Towards a Unified Model for Web Services Composition
01 January 2005
The web services paradigm, which finds roots in Service-Oriented Computing [ACKM04,PG03], promises to enable rich, flexible, and dynamic interoperation of highly distributed and heterogeneous web-hosted services. Substantial progress has already been made towards this goal (e.g. emerging standards such as SOAP, WSDL, BPEL) and industrial technology (e.g., IBM's WebSphere Toolkit, Sun's Open Net Environment and JiniTM Network technology, Microsoft's .Net and Novell's One Net initiatives, HP's e-speak).
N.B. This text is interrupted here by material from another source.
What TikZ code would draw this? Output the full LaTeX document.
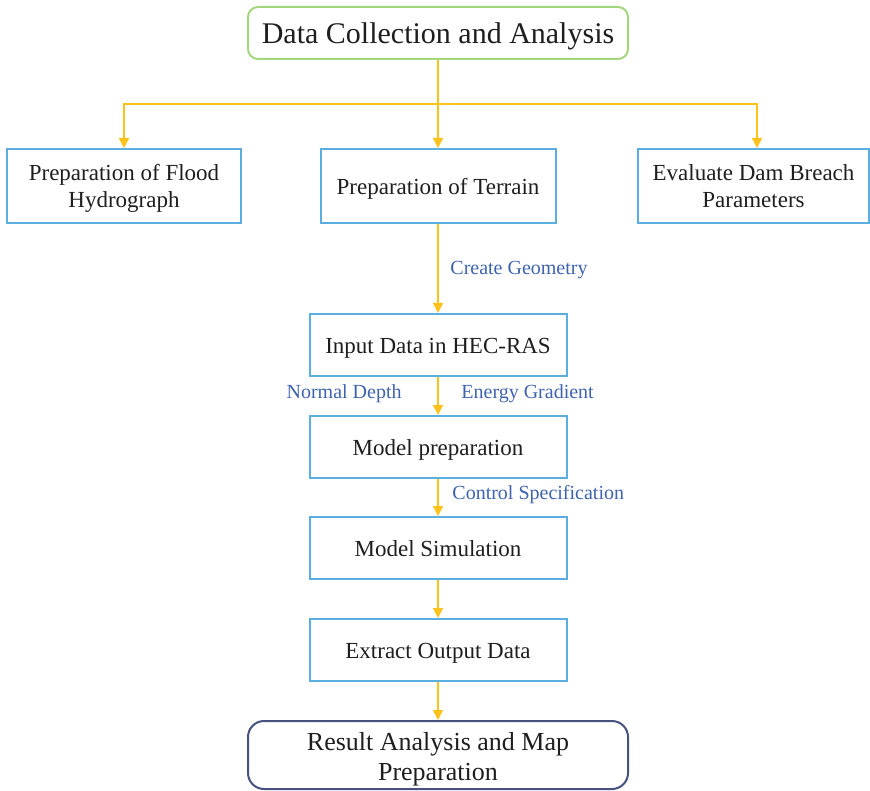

Several research efforts are already underway that build on or take advantage of the paradigm, including the DAML-S/OWL-S program [OWL-S,MSZ01,Gru03, SPAS03], the Semantic Web Services Initiative (SWSI) [SWSI] and Web Service Modeling Ontology (WSMO) [WSMO] groups, and automata-based and other models for web services [[BFHS03,HBCS03,BCG+03,BCH05]. A key research challenge in web services concerns (semi-)automatic discovery and composition of web services, in order to construct new web services with desired properties or capabilities. This extended abstract provides a short review of selected works in this young and ambitious area. A more comprehensive overview of this area may be found in [HS05]. However, the reader is urged to consult the primary sources for a much more complete discussion of both the results obtained so far, and the questions that are motivating further investigation.